Anyone who’s sure they know what the midterm-election implications of the events over the last few weeks will be is a) a fool, b) a cheerleader, c) really new to politics, or d) some combination of those. Until there is a whole lot more polling data, certainty is folly.

A pair of U.S. Supreme Court rulings ignited a firestorm. One decision reversed the Court’s landmark 1973 Roe v. Wade decision that protected the ability of women to obtain abortions in many circumstances. The other overturned a New York City law that put strict limits on private citizens carrying guns outside the home, opening the door for challenges to other gun laws elsewhere. The former decision was hardly a surprise, having been largely telegraphed in early May when Politico obtained a leaked early draft of the majority opinion. The latter decision came shortly after yet another shooting at an elementary school, this time in Uvalde, Texas.

The justices split 6-3 on both cases, with the Republican appointees in the majority or concurring and the Democratic appointees dissenting.

Where you stand depends upon where you sit: Democrats see the Court as engaging in judicial overreach and legislating from the bench—the same charge that conservatives leveled against the Supreme Court under Chief Justice Earl Warren during the 1960s. (Although Warren had retired by then, most of the justices who decided Roe were holdovers from the Warren Court.)

More than a few have suggested that since Bush v. Gore, which settled the 2000 presidential election, the Supreme Court has been perceived as being just as politicized as the legislative and executive branches, where overreach has become more the norm than the exception. In that case, half of the country was going to feel like the election was stolen. The only question was which half.

The revelations of the House Jan. 6 committee have thrown another couple of logs on this political bonfire. Democrats are praying that the SCOTUS decisions and Jan. 6 together will incentivize enough Democrats and Democrat-leaning independents to vote this fall to break the pattern of president’s party suffering from lower turnout than the opposition party, while winning over enough pure independents to retain their razor-thin majorities.

So, where does this go? I am always a bit leery of quickie polls taken right on top of an event. Much more valuable are surveys taken after people have had a chance to read, listen, or watch a bit more, talk to family, friends, and colleagues about it, and to digest it.

Many of the poll questions released so far simply asked people whether they agreed or disagreed with the decision and how it made them feel. Ascertaining the extent of hand-wringing may be of interest to some, but I would much rather find out how it might affect the outcome of the election. Subsequent polls will tell us whether the generic congressional ballot test has moved, and whether these hot-button issues really overshadow the economy, particularly inflation and gas prices. Even more valuable will be polling on the state and local level.

The only live-telephone-interview national survey that I have seen was the NPR/PBS NewsHour/Marist College poll, which was in the field on Friday and Saturday after the decision dropped. It found that respondents opposed the Court’s decision by a margin of 56 percent to 40 percent, including 45 percent who strongly opposed it. Nearly 90 percent of Democrats and 53 percent of independent voters opposed it.

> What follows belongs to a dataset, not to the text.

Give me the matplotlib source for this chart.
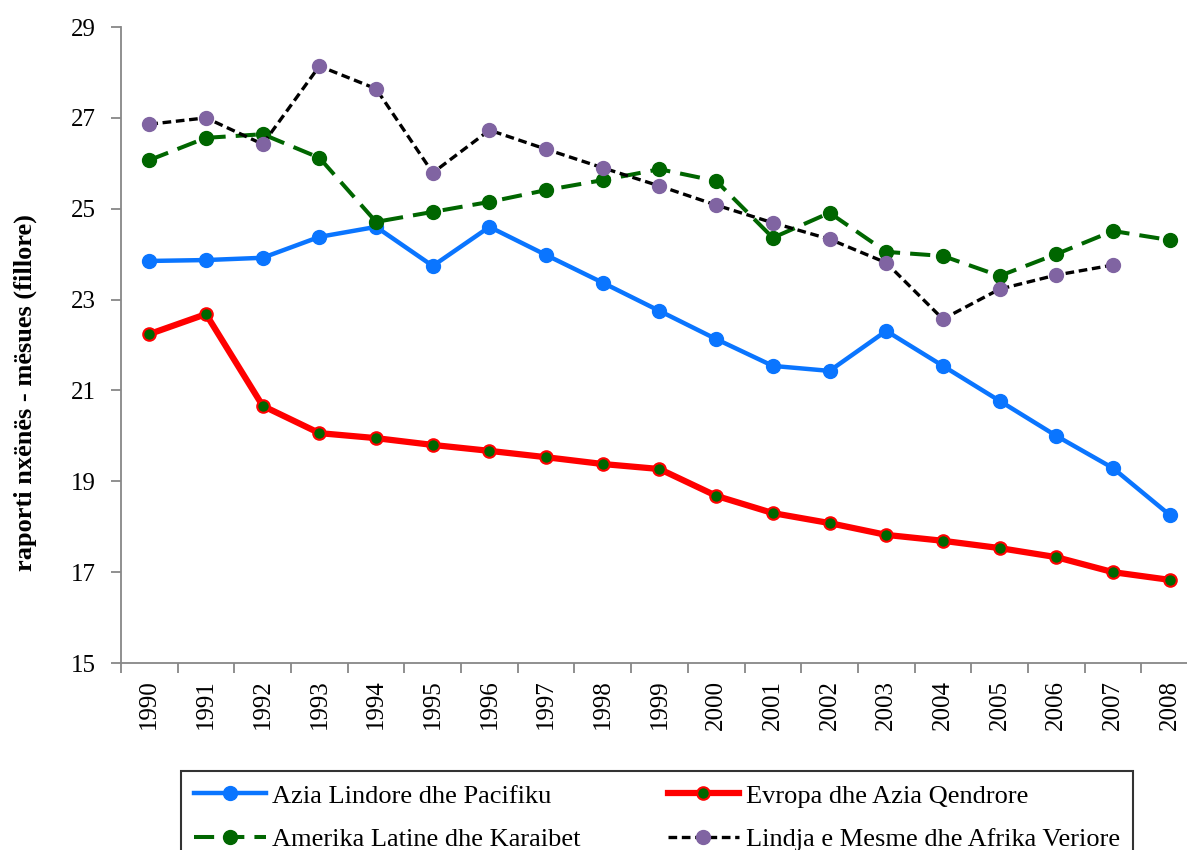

CBS News/YouGov and Politico/Morning Consult also released online surveys, with Politico reporting that in “the June 24-25 survey conducted after the court’s ruling, 56 percent of Democratic voters said they are 'extremely' or 'very' enthusiastic about voting in the midterm elections, up from 48% in a survey conducted June 17-20. …The level of enthusiasm on the left is slightly less than the share of Republicans (58 percent) who expressed the same excitement about voting. The small margin is a relative rarity: In dozens of surveys conducted since September, Republicans have typically maintained a larger advantage on the question.”

A closing of the intensity gap is entirely plausible, even likely, but how durable is it? Since inflation continues to be a daily presence in voters’ lives, can it stay at that level?

If you’re sensing some skepticism that the Supreme Court decisions, mass slayings, and fallout from Jan. 6 could be determinative, that’s because it would be truly extraordinary for a midterm election to be about anything other than the performance of the Oval Office occupant and the governing party. Such elections usually turn on whether voters want to stay the course or if they think it is time for a change. Ronald Reagan’s famous question in his 1980 debate against President Carter, “Are you better off than you were four years ago?” is not one that Democrats want voters asking about the Joe Biden presidency thus far.

Sooner or later, abortion and guns may very well bite Republicans on the rear end. But my money is on later, and not until the economy is in the same time zone as normal. If President Biden’s job-approval rating were at 50 percent and the economy was doing fine, I would be a lot more convinced that we are witnessing a game-changing event. As it is, inflation is at a 40-year high and the University of Michigan Consumer Sentiment Index is at its lowest level since it began in 1966.

Obviously a party headed into a midterm election under such circumstances, with a president averaging a 39 percent approval and 57 percent disapproval, is desperately looking for a change in venue. My guess is that it is unlikely the judges in this case will grant one.